By Mark Sprague, State Director of Information Capital
The Federal Reserve Bank’s policy-making committee (FOMC) raised rates this week (at the November 1-2 meeting) by .75% and kept a hawkish tone given the continued stream of inflationary data coming in since the September meeting. Inflation has slowed, but not much, and it may take a while to bring it under control.
Previously, it was expected the Fed would raise rates by .75% in both November and December meetings. The December hike is not off the table but may be less than expected. Presently, the Fed has shown no need for new economic projections to be released before the November meeting, so all the action will be in the FOMC statement and the Chair’s press conference.
A little good news … some of the Fed Reserve Governors have expressed interest in a smaller rate hike. Federal Reserve Chairman Jerome Powell is expected to highlight a wait-and-see stance about the December meeting decisions.
The contradictions in the U.S. economy keep piling up: economic output rebounded following two quarterly contractions, inflation remains stubbornly high, but unemployment is at historic lows. After six months of decline, the U.S. economy returned to growth in the third quarter. But there were also signs of a slowdown, as the factors underlying the 2.6 percent GDP growth aren’t robust enough to dispel recession concerns. Moreover, economists point to how the 2.6 percent increase in GDP in the third quarter had more to do with rising exports than anything else. So, the need for higher rates to slow inflation is still there.
Whatever scenario plays out (i.e., we avoid a recession, we have a recession, we avoid a recession in the near term, but it comes later, etc.), we’re in a very strange economic situation, which is bad news for economic officials fighting inflation. Prices, as well as wages, are still rising quickly. The combination of the rising cost of living and the Federal Reserve’s ongoing attempts to tackle it by hiking interest rates, which in turn strengthens the dollar and hurts exports, is still predicted to cause a recession.

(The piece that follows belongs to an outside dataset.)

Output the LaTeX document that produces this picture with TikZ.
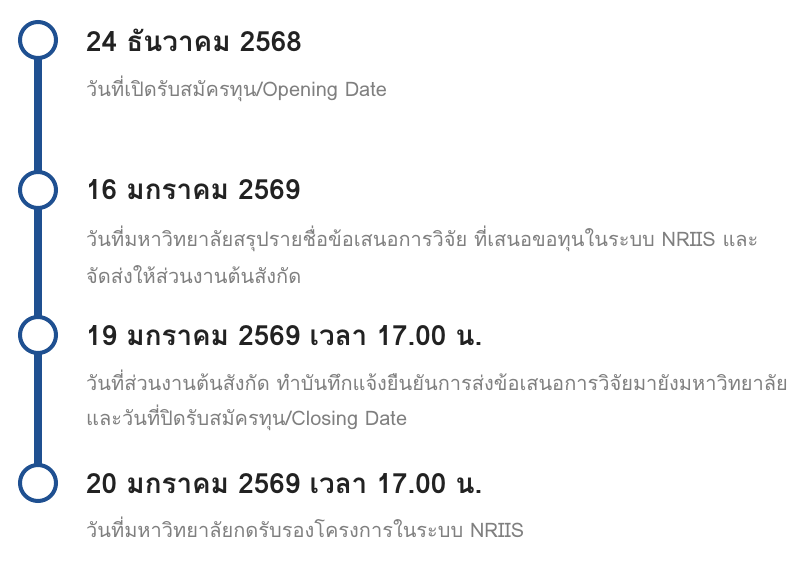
\documentclass[tikz,border=0pt]{standalone}
\usepackage{fontspec}
\newfontfamily\thaifont[Script=Thai]{Loma}
\definecolor{tlblue}{HTML}{1F5091}
\definecolor{tltitle}{HTML}{222222}
\definecolor{tlgray}{HTML}{7F7F7F}
\begin{document}
\begin{tikzpicture}[x=1pt,y=-1pt,
  dot/.style={circle,draw=tlblue,line width=4pt,fill=white,minimum size=36pt,inner sep=0pt},
  title/.style={anchor=base west,inner sep=0pt,text=tltitle,font=\thaifont\bfseries\fontsize{27.8}{32}\selectfont},
  desc/.style={anchor=base west,inner sep=0pt,text=tlgray,font=\thaifont\fontsize{20}{24}\selectfont},
  spine/.style={draw=tlblue,line width=8pt}]
\useasboundingbox (0,0) rectangle (799,561);
\coordinate (c1) at (38,40);
\coordinate (c2) at (38,190);
\coordinate (c3) at (38,335);
\coordinate (c4) at (38,483);
\draw[spine] (c1) -- (c4);
\node[dot] (d1) at (c1) {};
\node[dot] (d2) at (c2) {};
\node[dot] (d3) at (c3) {};
\node[dot] (d4) at (c4) {};
\node[title] (t1) at (86,52) {24 ธันวาคม 2568};
\node[desc] (s1) at (86,97) {วันที่เปิดรับสมัครทุน/Opening Date};
\node[title] (t2) at (86,200) {16 มกราคม 2569};
\node[desc] (s2a) at (86,246) {วันที่มหาวิทยาลัยสรุปรายชื่อข้อเสนอการวิจัย ที่เสนอขอทุนในระบบ NRIIS และ};
\node[desc] (s2b) at (86,283) {จัดส่งให้ส่วนงานต้นสังกัด};
\node[title] (t3) at (86,345) {19 มกราคม 2569 เวลา 17.00 น.};
\node[desc] (s3a) at (86,390) {วันที่ส่วนงานต้นสังกัด ทำบันทึกแจ้งยืนยันการส่งข้อเสนอการวิจัยมายังมหาวิทยาลัย};
\node[desc] (s3b) at (86,425) {และวันที่ปิดรับสมัครทุน/Closing Date};
\node[title] (t4) at (86,493) {20 มกราคม 2569 เวลา 17.00 น.};
\node[desc] (s4) at (86,537) {วันที่มหาวิทยาลัยกดรับรองโครงการในระบบ NRIIS};
\end{tikzpicture}
\end{document}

I look at the overall factors and point out that as good as the Fed has been in the fight against inflation, it can’t control what is happening in China or eastern Europe. So, expect some kind of recession in the latter part of 2023. It will be different than any previous, with high net worths, higher incomes, no rise in foreclosures, not enough housing inventory (helping keep values strong), low unemployment (anything under 5% is considered full employment), more job openings than people out of work, etc.. 2023’s recession will be unlike any you and I have seen before.
So, what does that mean to our clients in Texas? First, there is not enough housing inventory (for rent or sale) which, in turn, keeps values strong. The housing supply is still historically low. People with 3% mortgages (75+/- of America has mortgages less than 4%) will think twice about selling. Builders have put the brakes on the new supply of houses. Various factors will continue to put constraints on the supply.
Lending standards are not comparable to 2008, when anyone with a pulse and could fog a mirror could get a mortgage. Also, most people have substantial equity in their houses because lending standards are dramatically stricter than in previous recessions.
Foreclosures are still historically low. Compare today to the foreclosure rates running up to 2008. Not many homeowners nationally or regionally owe more on their mortgages than their property is worth. There is very little negative equity in the real estate channels presently.
It is appropriate that a real estate market on steroids like the last two years should cool down when you raise interest rates to slow inflation. It is expected and healthy. It doesn’t mean that house prices will drop.
For those clients that are waiting for rates or values to dip (as they have the last 30+ years, typically at signs of a recession), they will be sorely disappointed. Waiting to buy has already cost them 36% of buying power since the first of the year when rates were around. (Every time rates go up 1%, the buyer loses approximately 12% of buying power.) With projected rate increases through 2023, buyers will have lost 48% of their buying power by the end of the year. Possibly 60% buying power since the start of 2022. 72% buying power by the summer of 2023. Waiting for rates to come down will be harsh. Don’t expect those sub 4% rates again; that was a sign of a struggling economy.